Moi, le vieux cheval, je sais que je n'aurai pas assez d'une vie pour dire que l'autre, s'il n'est pas mon identique, n'en est pas moins mon frère, et que tous nos regards doivent réapprendre la tendresse dont se nourrit l'amour. André, comme tu le dis, nous devons sauver ce Titanic sur lequel nous sommes tous embarqués.
JMS
André Chenet publié dans la Voix des Autres le 13/01/2023
Un poème d'une importance capitale de Jean-Michel Sananès! A travers le poète passent toutes les frontières, immatérielles, qui nous empêchent de sortir de nous-mêmes, qui nous divisent, et parfois même nous brisent. Toute guerre n'est que le tampon officiel de la dictature impitoyable des forts contre les faibles désarmés, spoliés des lois naturelles et du bien commun... La justice se prostitue en procès innocentant, ou presque, les criminels à grande échelle internationale. “Le cri est noir” quand toute la mise en scène des pouvoirs absolus ne permet plus de respirer au grand vent du large, éradique jusqu'au droit imprescriptible de rêver. Les macchabées prospèrent, banques et industries d'armement, gouvernements vendus, actionnaires assassins protégés par la police des mœurs financières dévoyée depuis si longtemps. Mourir pour des idées ?
Il n'y a plus que des idéologies bâtardes se faisant passer pour du savoir-faire pragmatique, des certitudes certifiées par des médias croupions au casino de la vie détroussée. J'ai connu Jean-Michel bien avant qu'il publie un de mes livres. Nous n'étions pas d'accord sur certains sujets délicats mais au moins, il ne trichait pas et il nous a toujours été possible de nous “ENTENDRE” au-delà de nos divergences superflues. J'aime cet homme et ce poète acharné à lever les tabous qui interdisent les passages évidents d'une vérité à une autre. En tant que “petit éditeur” (Chemin de Plumes), il est de ceux que les croyances stupides ne font pas reculer et à un âge respectable, il nous convie au combat suprême pour que la “douceur de l'amour” triomphe au-delà de toute espérance.

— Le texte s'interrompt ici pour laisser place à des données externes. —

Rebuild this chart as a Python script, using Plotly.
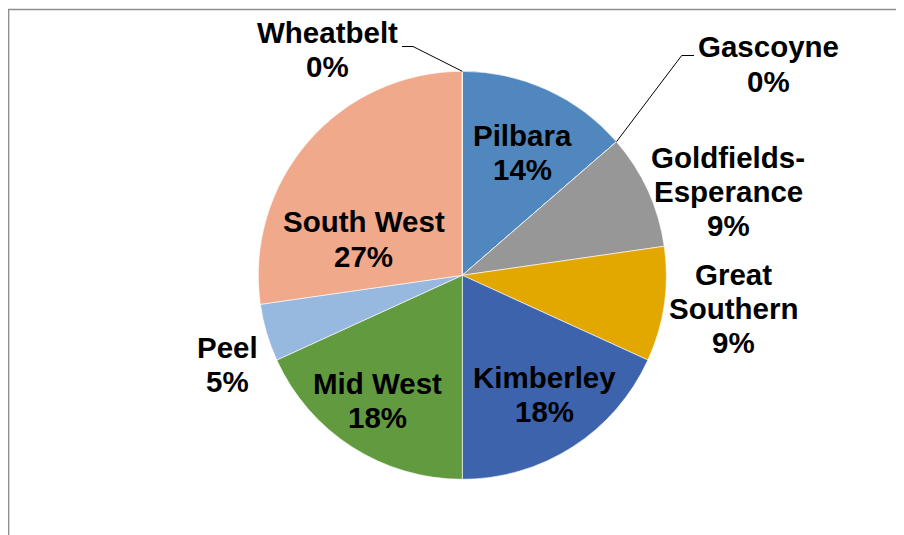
import math
import plotly.graph_objects as go

# ---- data ----
regions = ["Pilbara", "Gascoyne", "Goldfields-Esperance", "Great Southern",
           "Kimberley", "Mid West", "Peel", "South West", "Wheatbelt"]
counts = [3, 0, 2, 2, 4, 4, 1, 6, 0]
colors = ["#4F87BE", "#7F7F7F", "#979797", "#E3A800", "#3D63AD",
          "#629A3F", "#97B8DF", "#F0A98A", "#A5A5A5"]
# label lines as shown on the chart
label_lines = {
    "Pilbara": ["Pilbara"],
    "Gascoyne": ["Gascoyne"],
    "Goldfields-Esperance": ["Goldfields-", "Esperance"],
    "Great Southern": ["Great", "Southern"],
    "Kimberley": ["Kimberley"],
    "Mid West": ["Mid West"],
    "Peel": ["Peel"],
    "South West": ["South West"],
    "Wheatbelt": ["Wheatbelt"],
}
# label anchor (page-pixel centre of first line)
label_pos = {
    "Pilbara": (522, 134.5),
    "Gascoyne": (768, 46),
    "Goldfields-Esperance": (728, 156.5),
    "Great Southern": (733.5, 273),
    "Kimberley": (544.5, 376),
    "Mid West": (377.5, 382.5),
    "Peel": (227, 346.5),
    "South West": (363.5, 221),
    "Wheatbelt": (327, 31.5),
}
LINE_STEP = 34.0

OFF = 8  # page body margin
W, H = 904 - OFF, 535 - OFF
CX, CY, R = 462.3, 275.3, 204.0

def X(px):
    return (px - OFF) / W

def Y(py):
    return 1 - (py - OFF) / H

total = sum(counts)
pcts = [round(c / total * 100) for c in counts]

fig = go.Figure(go.Pie(
    labels=regions, values=counts, sort=False, direction="clockwise",
    rotation=0, textinfo="none", hoverinfo="label+percent",
    marker=dict(colors=colors, line=dict(color="white", width=0.6)),
    domain=dict(x=[X(CX - R), X(CX + R)], y=[Y(CY + R), Y(CY - R)]),
    showlegend=False,
))

annotations = []
font = dict(family="Liberation Sans, Arial, sans-serif", size=29.5, color="black", weight="bold")
for name, pct in zip(regions, pcts):
    lines = label_lines[name] + [f"{pct}%"]
    px, py = label_pos[name]
    for i, t in enumerate(lines):
        annotations.append(dict(
            x=X(px), y=Y(py + i * LINE_STEP + 1), xref="paper", yref="paper",
            text=t, showarrow=False, xanchor="center", yanchor="middle", font=font,
        ))

shapes = []
# leader lines for zero slices, ending at the slice's angle on the rim
cum = 0
elbows = {"Gascoyne": [(694, 55.5), (681.7, 55.5)],
          "Wheatbelt": [(402, 46.5), (413, 46.5)]}
for name, c in zip(regions, counts):
    if name in elbows:
        ang = math.radians(cum / total * 360)
        ex, ey = CX + R * math.sin(ang), CY - R * math.cos(ang)
        pts = elbows[name] + [(ex, ey)]
        for (x0, y0), (x1, y1) in zip(pts[:-1], pts[1:]):
            shapes.append(dict(type="line", xref="paper", yref="paper",
                               x0=X(x0), y0=Y(y0), x1=X(x1), y1=Y(y1),
                               line=dict(color="black", width=1)))
    cum += c

# chart frame border
shapes.append(dict(type="rect", xref="paper", yref="paper",
                   x0=0.6 / W, y0=-0.05, x1=1.05, y1=Y(9.5),
                   line=dict(color="#8E8E8E", width=1.5), fillcolor="rgba(0,0,0,0)"))

fig.update_layout(
    width=W, height=H, margin=dict(l=0, r=0, t=0, b=0),
    paper_bgcolor="white", plot_bgcolor="white",
    annotations=annotations, shapes=shapes,
)
fig.write_html("out.html")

A mon avis, la vie n'est pas un programme car nous savons tous les échéances grotesques de ces projections politiques (sociaux-économiques) qui ne devraient être que des outils de mécanicien (ou ingénieurs) permettant de corriger nos défaillances intellectuelles d'êtres humains embarqués à titre de servants (rameurs) ou chefs de navigation dans ce Titanic qu'est devenu la civilisation occidentale entrée ces dernières décennies en phase de décomposition … “Aller plus loin, aller plus loin, aller plus loin,/ écrire, écrire, écrire,/ et dire l'amour, la joie, l'espérance./ La musique dépassera l'hiver” conclut le poète qui revient du futur.